The Spanish Steps are a stairway over Via Condotti, a swanky street in the fashion district of Rome. They were built in 1725, back in the days when you get really could get marble work done for a pittance.  Today, it would cost you a few million zucchini to get the same steps put in your back yard.

But you would get the same result.  All over the world, where you and I see stairs as a way to get up or get down, some people see a place to park their carcasses and "set" a spell.

So, with these marble steps being polished by so many glutei over the centuries, and so many people spilling their pizzas and vino all over the place, the marble steps, once shiny and bright, got to looking a tad crummy.

The good people at Bulgari (they say they are a luxury jewelry firm, but that means nothing to me, a guy who shops for jewels at Walmarti) spent $1.7 million to restore the Steps. It has taken a year, but finally the Spanish Steps look just like they did in 1725, when Betty White was there to cut the ribbon on Opening Day.

The problem is that Paolo Bulgari, who, in an amazing coincidence is both the chairman of the jewelry firm AND the nephew of its founder, wants to protect his investment.  

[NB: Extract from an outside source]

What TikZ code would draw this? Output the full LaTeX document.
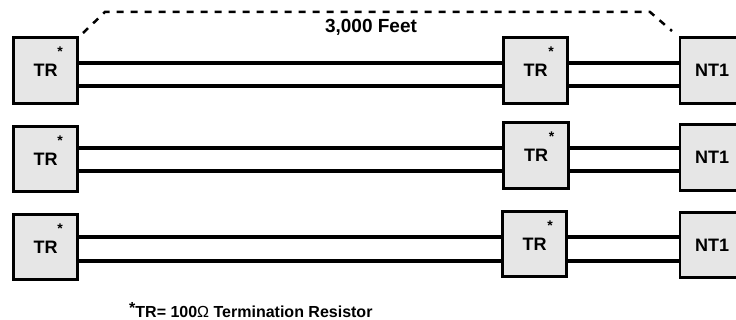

"Restorers have done a great and difficult job. The steps were coated with anything from coffee, wine, chewing gum," he told the Italian newspaper La Repubblica.

"But now I am worried. If we don't set strict rules, the steps will go back to being used as a camping site for barbarians," the billionaire reportedly said, adding that a gate or a Plexiglas barrier "doesn't seem like an impossible task."


There it is.

I don't know how they do things in Italy, having never traveled any further east that the boardwalks at several Atlantic Ocean resorts, but I can't see an American businessperson spending private bucks for public good and then calling the public "galoots," "heathens" or "brutes."  It's bad for public relations.  People don't like being called names or being accused of wrongdoing as part of a whole group lumped together in vain. I hope I'm not being too subtle here.

Bulgari clearly did not live in Baltimore in the heyday of Royal Parker (born Royal Pollokoff) who passed away earlier this year but could host newscasts, kiddie cartoon shows and bowling shows with equal skill and zest.

And commercials!  Millions of them.  The most memorable of them, for clear slipcovers, showed kids bouncing up and down on some cheesy living room sofa and chair, while we heard Royal holler, "Hey, kids, get off that furniture, what are you trying to do, ruin it?"

This very sentence was known for years in our town as the only way to greet Mr Parker when we saw him at the ballpark or the mall.  He was always a good guy about it, and if he were still with us on this mortal coil, he would likely tell Bulgari that encasing the priceless stairs in some hi-grade see-thru vinyl could keep the marble shiny while keeping food, wine and tracked-in shoedirt off!

The whole world would be a better place if everyone had grown up in Baltimore.